Recorded data:
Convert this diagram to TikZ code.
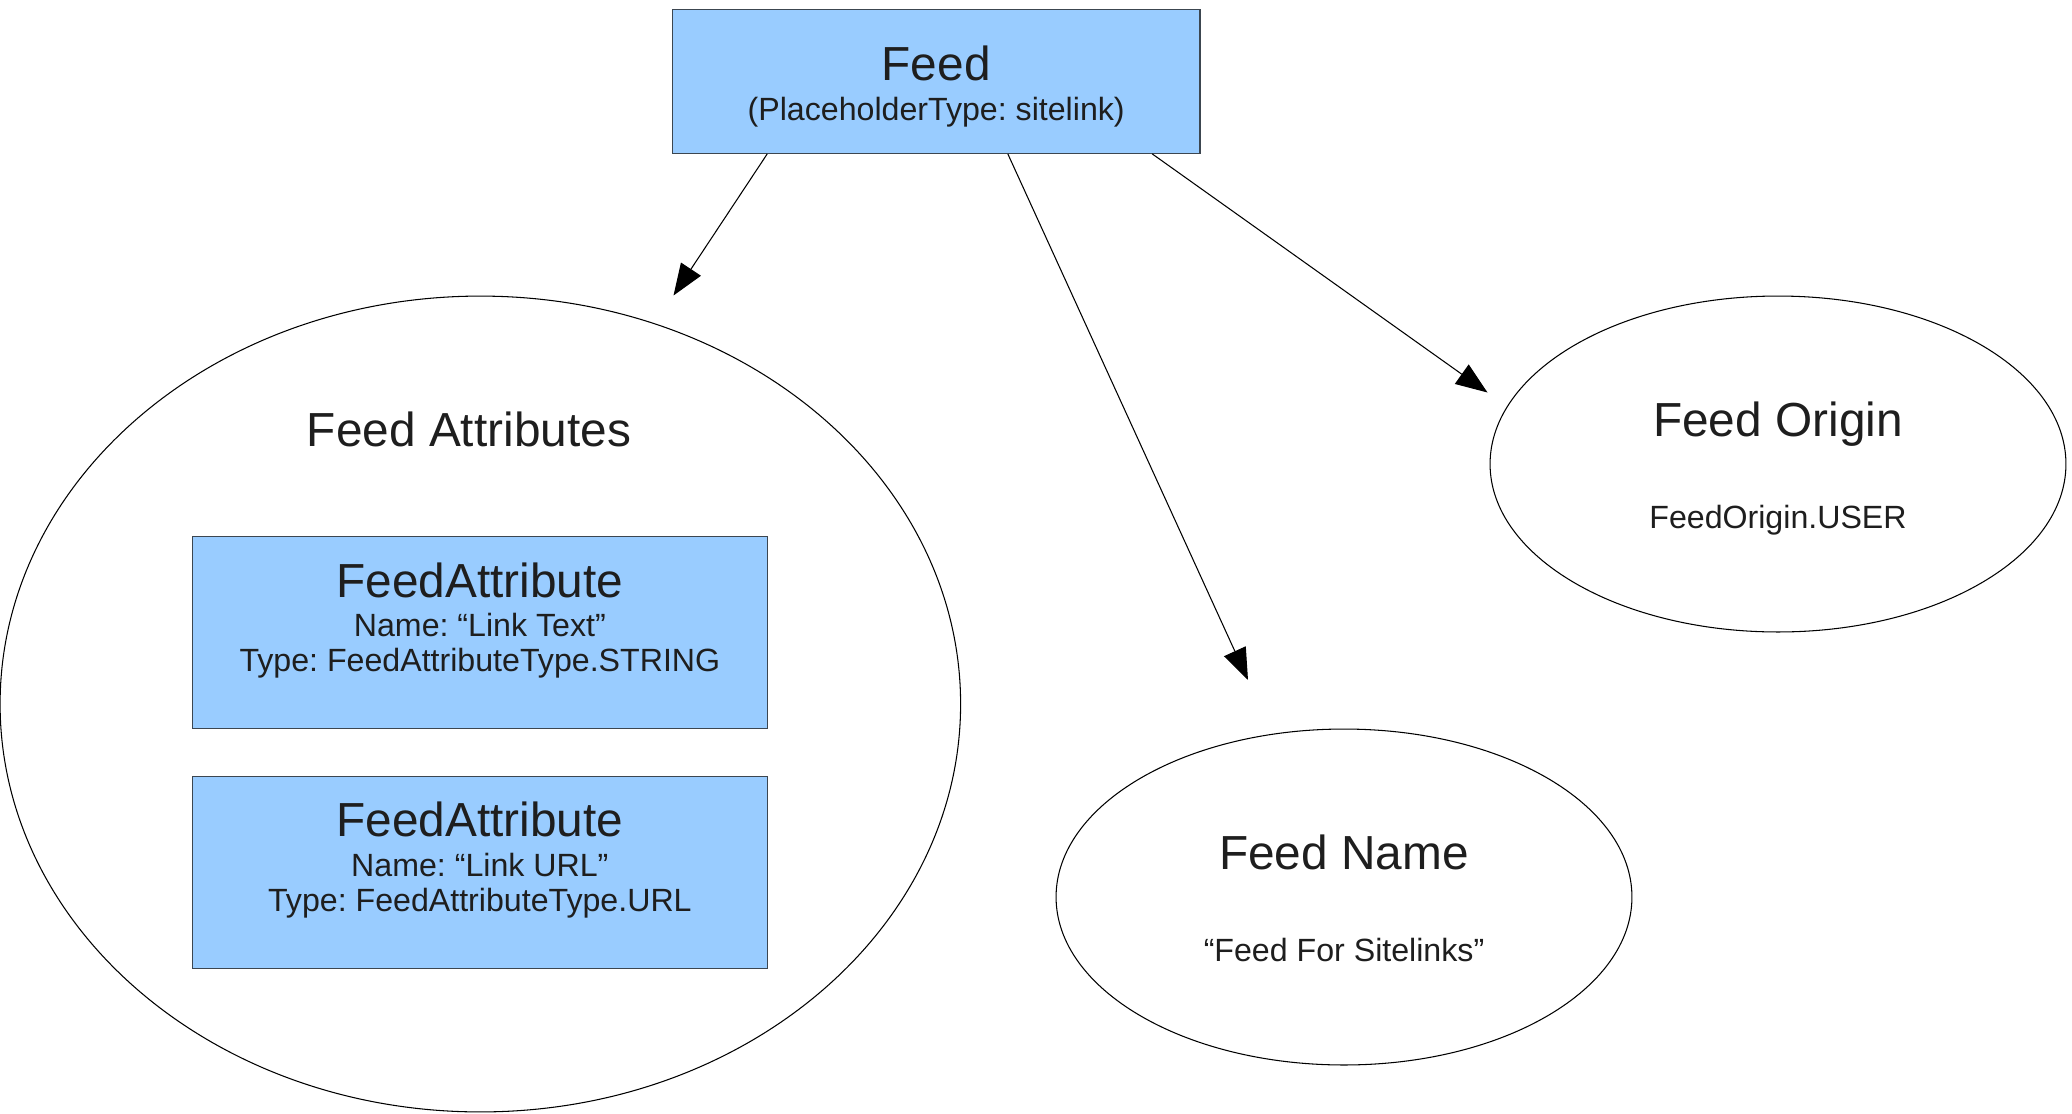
\documentclass[tikz,border=0pt]{standalone}
\usepackage{fontspec}
\setmainfont{Liberation Sans}
\usetikzlibrary{arrows.meta, positioning, shapes.geometric}
\frenchspacing
\definecolor{boxblue}{HTML}{99CCFF}
\definecolor{boxline}{HTML}{3C4650}
\definecolor{inktext}{HTML}{1E1E1E}
\tikzset{
    bigtext/.style={font=\fontsize{27.2}{32}\selectfont, text=inktext, anchor=base, inner sep=0pt},
    smalltext/.style={font=\fontsize{18.3}{22}\selectfont, text=inktext, anchor=base, inner sep=0pt},
    bluebox/.style={rectangle, draw=boxline, fill=boxblue, line width=0.6pt, inner sep=0pt},
    oval/.style={ellipse, draw=black, line width=0.6pt, inner sep=0pt, minimum width=11.52cm, minimum height=6.72cm},
    link/.style={-{Triangle[length=18pt, width=13.5pt]}, line width=0.6pt},
}

\begin{document}
\begin{tikzpicture}[x=0.02cm, y=-0.02cm]
    \useasboundingbox (0,0) rectangle (2072,1113);

    % the feed itself
    \node[bluebox, minimum width=10.554cm, minimum height=2.886cm] (feed) at (936.2,81.2) {};
    \node[bigtext] (feedT) at (936.2,80.7) {Feed};
    \node[smalltext] (feedS) at (936.2,120.5) {(PlaceholderType: sitelink)};

    % attributes
    \node[oval, minimum width=19.214cm, minimum height=16.32cm] (attrs) at (480.35,704) {};
    \node[bigtext] (attrsT) at (469,446) {Feed Attributes};

    \node[bluebox, minimum width=11.514cm, minimum height=3.846cm] (attr1) at (479.85,632.8) {};
    \node[bigtext] (attr1T) at (479.85,597.3) {FeedAttribute};
    \node[smalltext] (attr1N) at (479.85,636) {Name: “Link Text”};
    \node[smalltext] (attr1Y) at (479.85,671.7) {Type: FeedAttributeType.STRING};

    \node[bluebox, minimum width=11.514cm, minimum height=3.846cm] (attr2) at (479.85,872.8) {};
    \node[bigtext] (attr2T) at (479.85,836) {FeedAttribute};
    \node[smalltext] (attr2N) at (479.85,876.7) {Name: “Link URL”};
    \node[smalltext] (attr2Y) at (479.85,911.7) {Type: FeedAttributeType.URL};

    % name and origin
    \node[oval] (fname) at (1344,897) {};
    \node[bigtext] (fnameT) at (1344,869) {Feed Name};
    \node[smalltext] (fnameV) at (1344,961.7) {“Feed For Sitelinks”};

    \node[oval] (origin) at (1778,464) {};
    \node[bigtext] (originT) at (1778,436) {Feed Origin};
    \node[smalltext] (originV) at (1778,528.7) {FeedOrigin.USER};

    \coordinate (tipA) at (673.5,295.5);
    \coordinate (tipB) at (1248,680);
    \coordinate (tipC) at (1487.5,392.5);

    \draw[link] ([xshift=1.908cm]feed.south west) -- (tipA);
    \draw[link] ([xshift=6.72cm]feed.south west) -- (tipB);
    \draw[link] ([xshift=9.608cm]feed.south west) -- (tipC);
\end{tikzpicture}
\end{document}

Your task: Reproduce all of the material exactly, apart from the pictures.

Output below:
Convert this diagram to TikZ code.
\documentclass[tikz,border=0pt]{standalone}
\usepackage{fontspec}
\setmainfont{Liberation Sans}
\usetikzlibrary{arrows.meta, positioning, shapes.geometric}
\frenchspacing
\definecolor{boxblue}{HTML}{99CCFF}
\definecolor{boxline}{HTML}{3C4650}
\definecolor{inktext}{HTML}{1E1E1E}
\tikzset{
    bigtext/.style={font=\fontsize{27.2}{32}\selectfont, text=inktext, anchor=base, inner sep=0pt},
    smalltext/.style={font=\fontsize{18.3}{22}\selectfont, text=inktext, anchor=base, inner sep=0pt},
    bluebox/.style={rectangle, draw=boxline, fill=boxblue, line width=0.6pt, inner sep=0pt},
    oval/.style={ellipse, draw=black, line width=0.6pt, inner sep=0pt, minimum width=11.52cm, minimum height=6.72cm},
    link/.style={-{Triangle[length=18pt, width=13.5pt]}, line width=0.6pt},
}

\begin{document}
\begin{tikzpicture}[x=0.02cm, y=-0.02cm]
    \useasboundingbox (0,0) rectangle (2072,1113);

    % the feed itself
    \node[bluebox, minimum width=10.554cm, minimum height=2.886cm] (feed) at (936.2,81.2) {};
    \node[bigtext] (feedT) at (936.2,80.7) {Feed};
    \node[smalltext] (feedS) at (936.2,120.5) {(PlaceholderType: sitelink)};

    % attributes
    \node[oval, minimum width=19.214cm, minimum height=16.32cm] (attrs) at (480.35,704) {};
    \node[bigtext] (attrsT) at (469,446) {Feed Attributes};

    \node[bluebox, minimum width=11.514cm, minimum height=3.846cm] (attr1) at (479.85,632.8) {};
    \node[bigtext] (attr1T) at (479.85,597.3) {FeedAttribute};
    \node[smalltext] (attr1N) at (479.85,636) {Name: “Link Text”};
    \node[smalltext] (attr1Y) at (479.85,671.7) {Type: FeedAttributeType.STRING};

    \node[bluebox, minimum width=11.514cm, minimum height=3.846cm] (attr2) at (479.85,872.8) {};
    \node[bigtext] (attr2T) at (479.85,836) {FeedAttribute};
    \node[smalltext] (attr2N) at (479.85,876.7) {Name: “Link URL”};
    \node[smalltext] (attr2Y) at (479.85,911.7) {Type: FeedAttributeType.URL};

    % name and origin
    \node[oval] (fname) at (1344,897) {};
    \node[bigtext] (fnameT) at (1344,869) {Feed Name};
    \node[smalltext] (fnameV) at (1344,961.7) {“Feed For Sitelinks”};

    \node[oval] (origin) at (1778,464) {};
    \node[bigtext] (originT) at (1778,436) {Feed Origin};
    \node[smalltext] (originV) at (1778,528.7) {FeedOrigin.USER};

    \coordinate (tipA) at (673.5,295.5);
    \coordinate (tipB) at (1248,680);
    \coordinate (tipC) at (1487.5,392.5);

    \draw[link] ([xshift=1.908cm]feed.south west) -- (tipA);
    \draw[link] ([xshift=6.72cm]feed.south west) -- (tipB);
    \draw[link] ([xshift=9.608cm]feed.south west) -- (tipC);
\end{tikzpicture}
\end{document}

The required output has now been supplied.